● Written task:
Quote all of the data that follows exactly as written, skipping the images.
start Information shown
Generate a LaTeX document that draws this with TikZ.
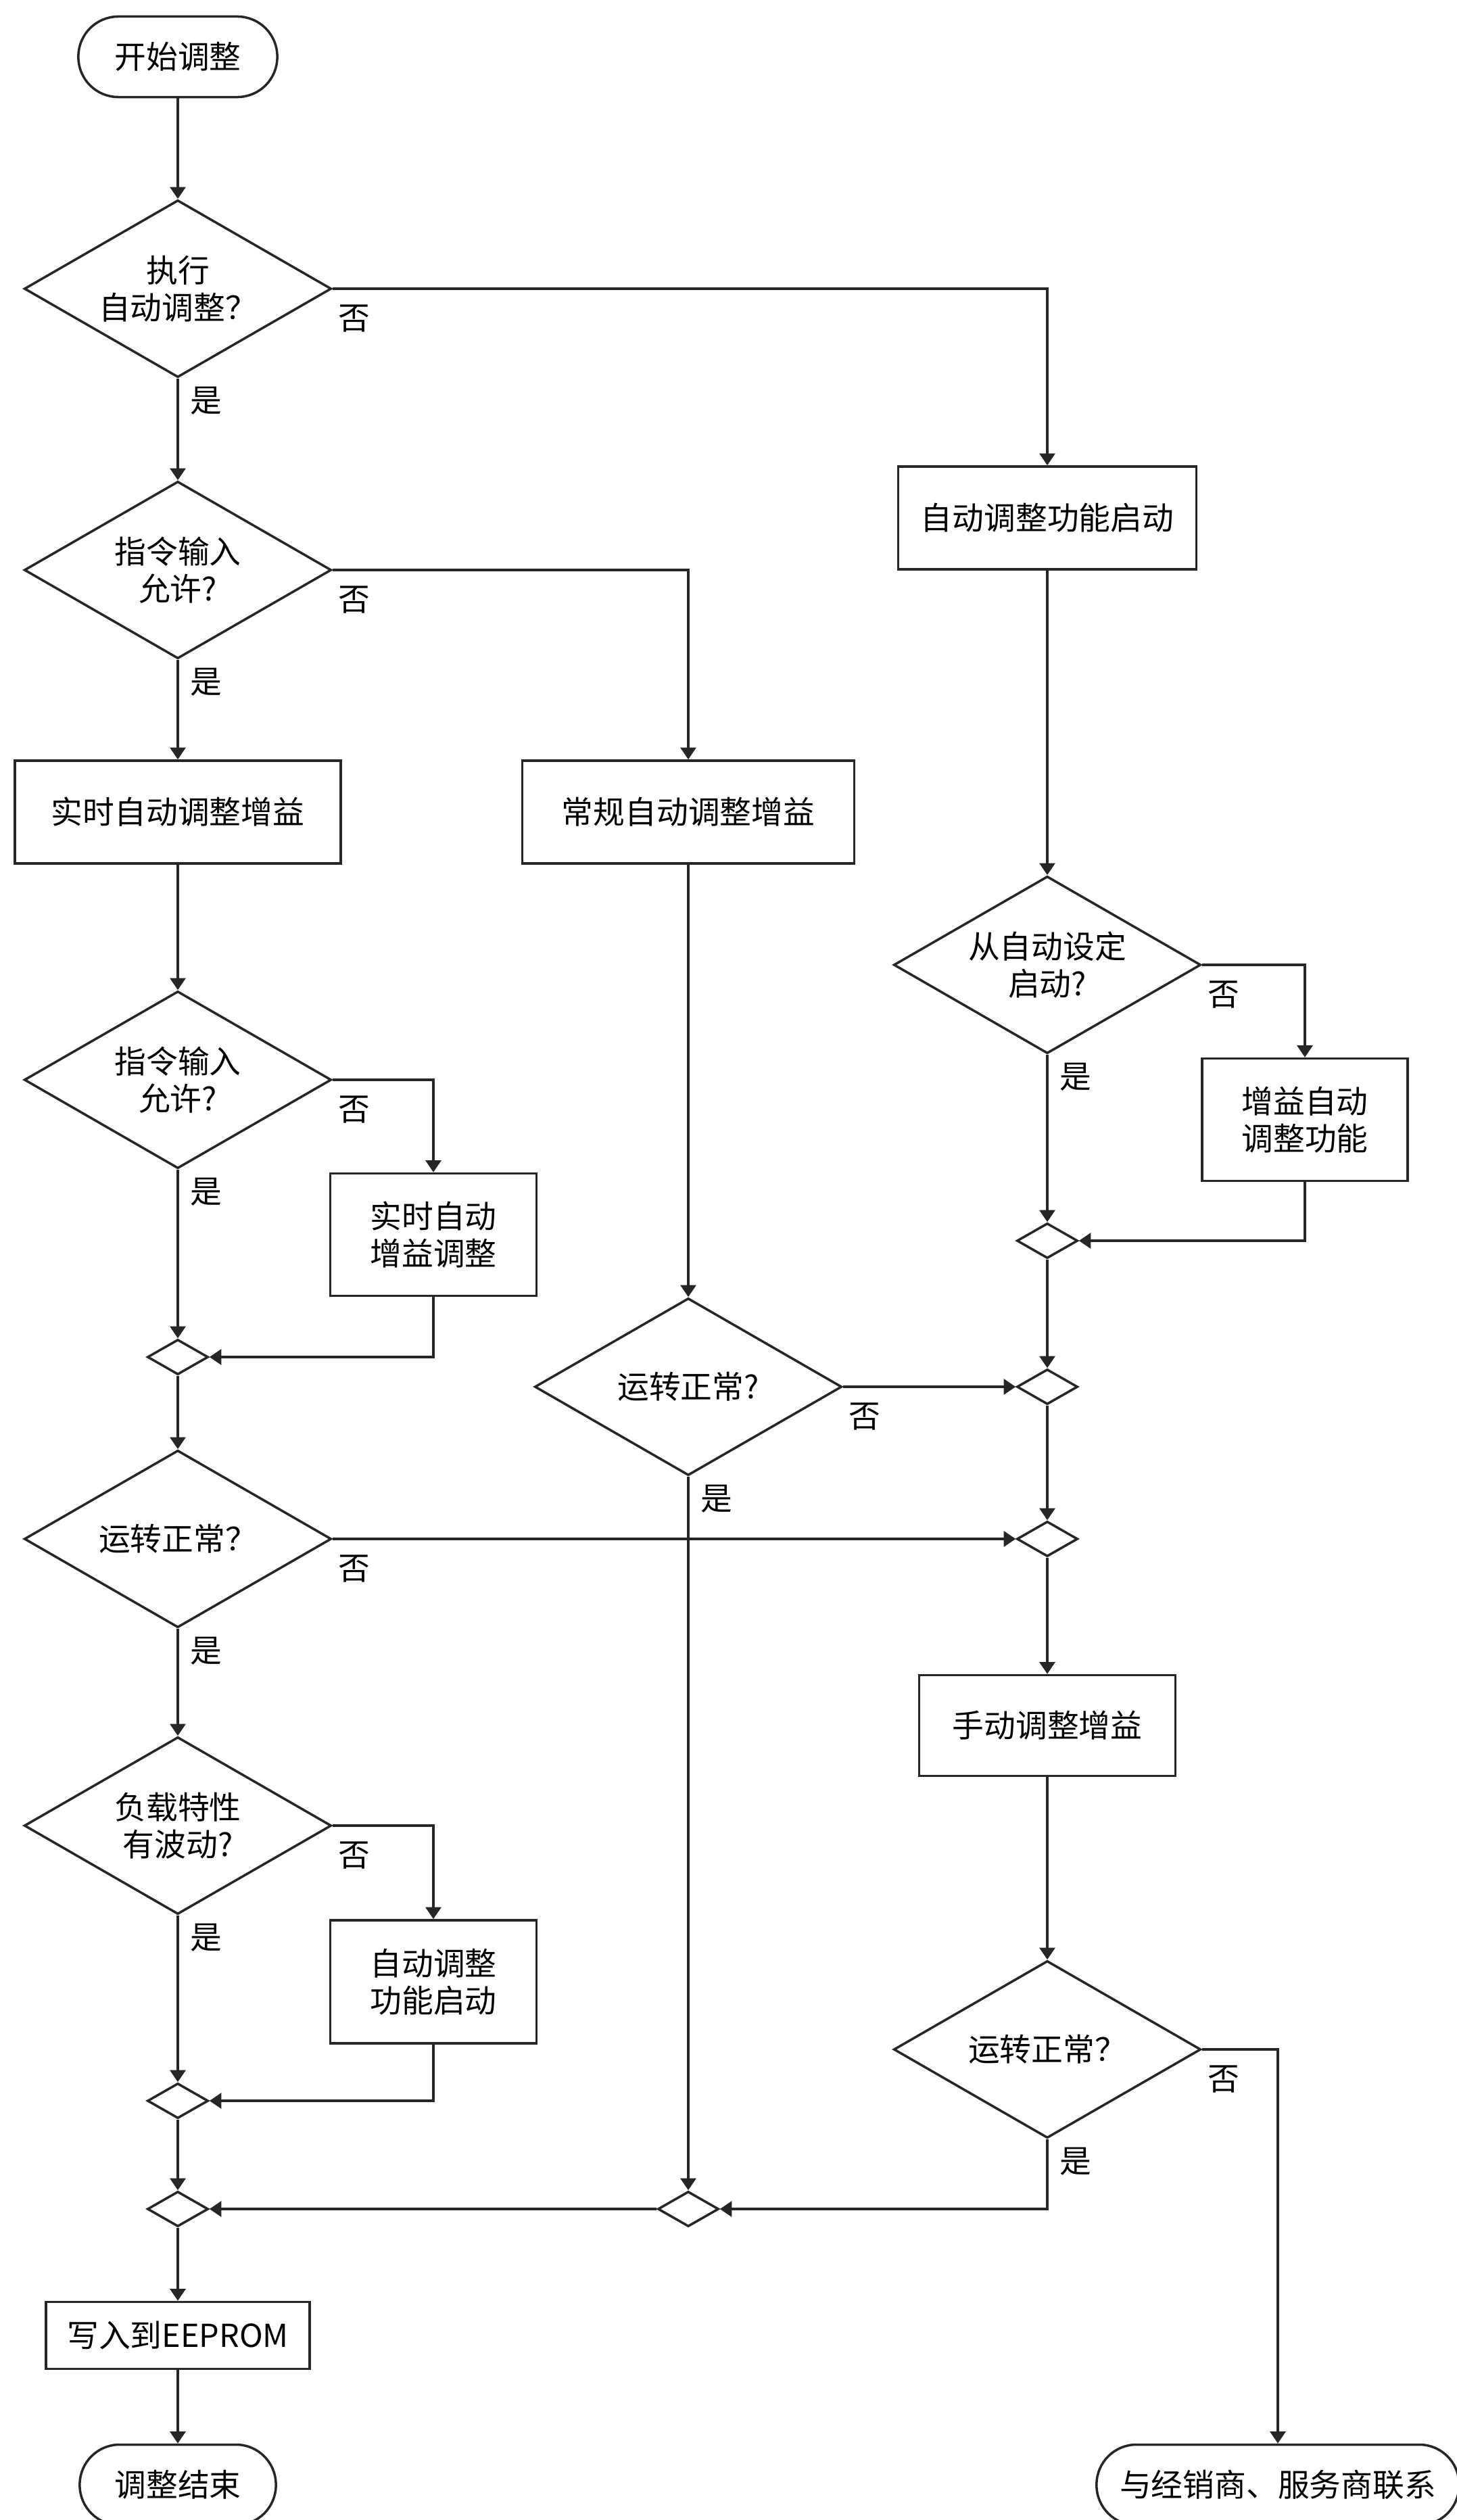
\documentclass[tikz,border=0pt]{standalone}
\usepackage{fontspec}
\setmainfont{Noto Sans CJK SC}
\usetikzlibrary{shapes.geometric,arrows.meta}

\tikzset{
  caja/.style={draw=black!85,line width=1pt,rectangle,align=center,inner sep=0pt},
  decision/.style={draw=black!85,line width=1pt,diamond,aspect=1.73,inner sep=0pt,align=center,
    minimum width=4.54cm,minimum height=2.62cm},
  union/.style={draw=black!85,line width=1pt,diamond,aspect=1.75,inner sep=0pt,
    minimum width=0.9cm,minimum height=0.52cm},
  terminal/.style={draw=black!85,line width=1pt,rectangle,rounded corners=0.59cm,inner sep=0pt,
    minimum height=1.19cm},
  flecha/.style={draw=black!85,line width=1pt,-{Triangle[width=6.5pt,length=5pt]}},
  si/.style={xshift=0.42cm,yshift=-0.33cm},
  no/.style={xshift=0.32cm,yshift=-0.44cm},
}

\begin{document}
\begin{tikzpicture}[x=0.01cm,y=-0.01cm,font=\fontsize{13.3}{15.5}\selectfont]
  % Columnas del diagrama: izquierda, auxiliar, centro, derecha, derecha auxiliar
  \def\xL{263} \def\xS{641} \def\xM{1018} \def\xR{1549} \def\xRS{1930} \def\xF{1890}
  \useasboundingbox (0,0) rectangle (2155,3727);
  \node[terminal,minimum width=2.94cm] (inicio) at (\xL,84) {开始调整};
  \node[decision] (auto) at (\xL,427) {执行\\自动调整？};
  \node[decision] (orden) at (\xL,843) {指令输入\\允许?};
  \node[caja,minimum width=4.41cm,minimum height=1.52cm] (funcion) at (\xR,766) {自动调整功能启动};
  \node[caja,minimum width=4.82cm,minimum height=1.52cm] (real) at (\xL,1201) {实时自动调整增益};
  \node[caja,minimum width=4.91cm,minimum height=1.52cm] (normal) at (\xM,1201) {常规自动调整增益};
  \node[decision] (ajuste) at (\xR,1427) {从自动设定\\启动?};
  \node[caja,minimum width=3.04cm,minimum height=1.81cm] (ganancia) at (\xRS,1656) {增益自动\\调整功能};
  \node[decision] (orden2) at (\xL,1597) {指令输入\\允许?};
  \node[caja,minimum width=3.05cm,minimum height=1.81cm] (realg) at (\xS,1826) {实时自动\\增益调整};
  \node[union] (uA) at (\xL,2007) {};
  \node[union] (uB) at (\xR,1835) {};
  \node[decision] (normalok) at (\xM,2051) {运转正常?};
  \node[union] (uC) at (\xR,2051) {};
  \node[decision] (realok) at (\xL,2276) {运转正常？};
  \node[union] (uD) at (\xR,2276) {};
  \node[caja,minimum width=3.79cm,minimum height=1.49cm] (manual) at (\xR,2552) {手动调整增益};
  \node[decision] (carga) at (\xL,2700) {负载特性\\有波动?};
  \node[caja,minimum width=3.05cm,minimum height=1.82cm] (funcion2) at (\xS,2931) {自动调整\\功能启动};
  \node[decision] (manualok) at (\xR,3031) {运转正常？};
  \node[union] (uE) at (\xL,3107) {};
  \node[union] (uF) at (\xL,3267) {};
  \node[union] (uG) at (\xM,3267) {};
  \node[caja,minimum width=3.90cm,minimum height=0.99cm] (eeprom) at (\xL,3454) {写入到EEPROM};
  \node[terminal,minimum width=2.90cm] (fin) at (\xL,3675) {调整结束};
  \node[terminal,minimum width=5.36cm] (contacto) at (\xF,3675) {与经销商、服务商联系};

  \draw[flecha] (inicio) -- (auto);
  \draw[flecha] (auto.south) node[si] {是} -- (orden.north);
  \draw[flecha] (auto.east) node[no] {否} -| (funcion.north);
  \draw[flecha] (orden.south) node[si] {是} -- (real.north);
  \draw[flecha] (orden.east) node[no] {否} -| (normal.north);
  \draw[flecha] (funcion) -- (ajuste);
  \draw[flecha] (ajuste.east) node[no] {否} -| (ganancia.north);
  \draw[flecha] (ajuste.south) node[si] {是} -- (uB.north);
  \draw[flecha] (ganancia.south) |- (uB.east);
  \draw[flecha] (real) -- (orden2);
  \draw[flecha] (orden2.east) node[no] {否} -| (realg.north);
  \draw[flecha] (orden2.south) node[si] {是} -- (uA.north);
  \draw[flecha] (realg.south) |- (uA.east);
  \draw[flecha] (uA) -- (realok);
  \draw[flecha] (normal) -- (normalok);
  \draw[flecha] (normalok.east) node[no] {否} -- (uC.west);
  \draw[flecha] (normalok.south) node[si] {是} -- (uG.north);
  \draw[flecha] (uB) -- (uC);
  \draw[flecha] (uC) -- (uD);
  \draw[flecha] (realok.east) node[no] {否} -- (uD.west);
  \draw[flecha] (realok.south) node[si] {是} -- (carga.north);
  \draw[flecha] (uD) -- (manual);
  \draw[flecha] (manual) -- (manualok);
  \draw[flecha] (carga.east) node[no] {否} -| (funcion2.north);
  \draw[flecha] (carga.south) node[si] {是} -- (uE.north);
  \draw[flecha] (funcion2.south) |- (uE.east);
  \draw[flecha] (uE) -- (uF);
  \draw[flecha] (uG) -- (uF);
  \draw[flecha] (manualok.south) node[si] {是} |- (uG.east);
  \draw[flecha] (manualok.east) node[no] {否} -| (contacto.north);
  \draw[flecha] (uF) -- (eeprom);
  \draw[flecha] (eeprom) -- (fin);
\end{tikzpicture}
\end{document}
end Information shown
● Solution to this exercise:
Generate a LaTeX document that draws this with TikZ.
\documentclass[tikz,border=0pt]{standalone}
\usepackage{fontspec}
\setmainfont{Noto Sans CJK SC}
\usetikzlibrary{shapes.geometric,arrows.meta}

\tikzset{
  caja/.style={draw=black!85,line width=1pt,rectangle,align=center,inner sep=0pt},
  decision/.style={draw=black!85,line width=1pt,diamond,aspect=1.73,inner sep=0pt,align=center,
    minimum width=4.54cm,minimum height=2.62cm},
  union/.style={draw=black!85,line width=1pt,diamond,aspect=1.75,inner sep=0pt,
    minimum width=0.9cm,minimum height=0.52cm},
  terminal/.style={draw=black!85,line width=1pt,rectangle,rounded corners=0.59cm,inner sep=0pt,
    minimum height=1.19cm},
  flecha/.style={draw=black!85,line width=1pt,-{Triangle[width=6.5pt,length=5pt]}},
  si/.style={xshift=0.42cm,yshift=-0.33cm},
  no/.style={xshift=0.32cm,yshift=-0.44cm},
}

\begin{document}
\begin{tikzpicture}[x=0.01cm,y=-0.01cm,font=\fontsize{13.3}{15.5}\selectfont]
  % Columnas del diagrama: izquierda, auxiliar, centro, derecha, derecha auxiliar
  \def\xL{263} \def\xS{641} \def\xM{1018} \def\xR{1549} \def\xRS{1930} \def\xF{1890}
  \useasboundingbox (0,0) rectangle (2155,3727);
  \node[terminal,minimum width=2.94cm] (inicio) at (\xL,84) {开始调整};
  \node[decision] (auto) at (\xL,427) {执行\\自动调整？};
  \node[decision] (orden) at (\xL,843) {指令输入\\允许?};
  \node[caja,minimum width=4.41cm,minimum height=1.52cm] (funcion) at (\xR,766) {自动调整功能启动};
  \node[caja,minimum width=4.82cm,minimum height=1.52cm] (real) at (\xL,1201) {实时自动调整增益};
  \node[caja,minimum width=4.91cm,minimum height=1.52cm] (normal) at (\xM,1201) {常规自动调整增益};
  \node[decision] (ajuste) at (\xR,1427) {从自动设定\\启动?};
  \node[caja,minimum width=3.04cm,minimum height=1.81cm] (ganancia) at (\xRS,1656) {增益自动\\调整功能};
  \node[decision] (orden2) at (\xL,1597) {指令输入\\允许?};
  \node[caja,minimum width=3.05cm,minimum height=1.81cm] (realg) at (\xS,1826) {实时自动\\增益调整};
  \node[union] (uA) at (\xL,2007) {};
  \node[union] (uB) at (\xR,1835) {};
  \node[decision] (normalok) at (\xM,2051) {运转正常?};
  \node[union] (uC) at (\xR,2051) {};
  \node[decision] (realok) at (\xL,2276) {运转正常？};
  \node[union] (uD) at (\xR,2276) {};
  \node[caja,minimum width=3.79cm,minimum height=1.49cm] (manual) at (\xR,2552) {手动调整增益};
  \node[decision] (carga) at (\xL,2700) {负载特性\\有波动?};
  \node[caja,minimum width=3.05cm,minimum height=1.82cm] (funcion2) at (\xS,2931) {自动调整\\功能启动};
  \node[decision] (manualok) at (\xR,3031) {运转正常？};
  \node[union] (uE) at (\xL,3107) {};
  \node[union] (uF) at (\xL,3267) {};
  \node[union] (uG) at (\xM,3267) {};
  \node[caja,minimum width=3.90cm,minimum height=0.99cm] (eeprom) at (\xL,3454) {写入到EEPROM};
  \node[terminal,minimum width=2.90cm] (fin) at (\xL,3675) {调整结束};
  \node[terminal,minimum width=5.36cm] (contacto) at (\xF,3675) {与经销商、服务商联系};

  \draw[flecha] (inicio) -- (auto);
  \draw[flecha] (auto.south) node[si] {是} -- (orden.north);
  \draw[flecha] (auto.east) node[no] {否} -| (funcion.north);
  \draw[flecha] (orden.south) node[si] {是} -- (real.north);
  \draw[flecha] (orden.east) node[no] {否} -| (normal.north);
  \draw[flecha] (funcion) -- (ajuste);
  \draw[flecha] (ajuste.east) node[no] {否} -| (ganancia.north);
  \draw[flecha] (ajuste.south) node[si] {是} -- (uB.north);
  \draw[flecha] (ganancia.south) |- (uB.east);
  \draw[flecha] (real) -- (orden2);
  \draw[flecha] (orden2.east) node[no] {否} -| (realg.north);
  \draw[flecha] (orden2.south) node[si] {是} -- (uA.north);
  \draw[flecha] (realg.south) |- (uA.east);
  \draw[flecha] (uA) -- (realok);
  \draw[flecha] (normal) -- (normalok);
  \draw[flecha] (normalok.east) node[no] {否} -- (uC.west);
  \draw[flecha] (normalok.south) node[si] {是} -- (uG.north);
  \draw[flecha] (uB) -- (uC);
  \draw[flecha] (uC) -- (uD);
  \draw[flecha] (realok.east) node[no] {否} -- (uD.west);
  \draw[flecha] (realok.south) node[si] {是} -- (carga.north);
  \draw[flecha] (uD) -- (manual);
  \draw[flecha] (manual) -- (manualok);
  \draw[flecha] (carga.east) node[no] {否} -| (funcion2.north);
  \draw[flecha] (carga.south) node[si] {是} -- (uE.north);
  \draw[flecha] (funcion2.south) |- (uE.east);
  \draw[flecha] (uE) -- (uF);
  \draw[flecha] (uG) -- (uF);
  \draw[flecha] (manualok.south) node[si] {是} |- (uG.east);
  \draw[flecha] (manualok.east) node[no] {否} -| (contacto.north);
  \draw[flecha] (uF) -- (eeprom);
  \draw[flecha] (eeprom) -- (fin);
\end{tikzpicture}
\end{document}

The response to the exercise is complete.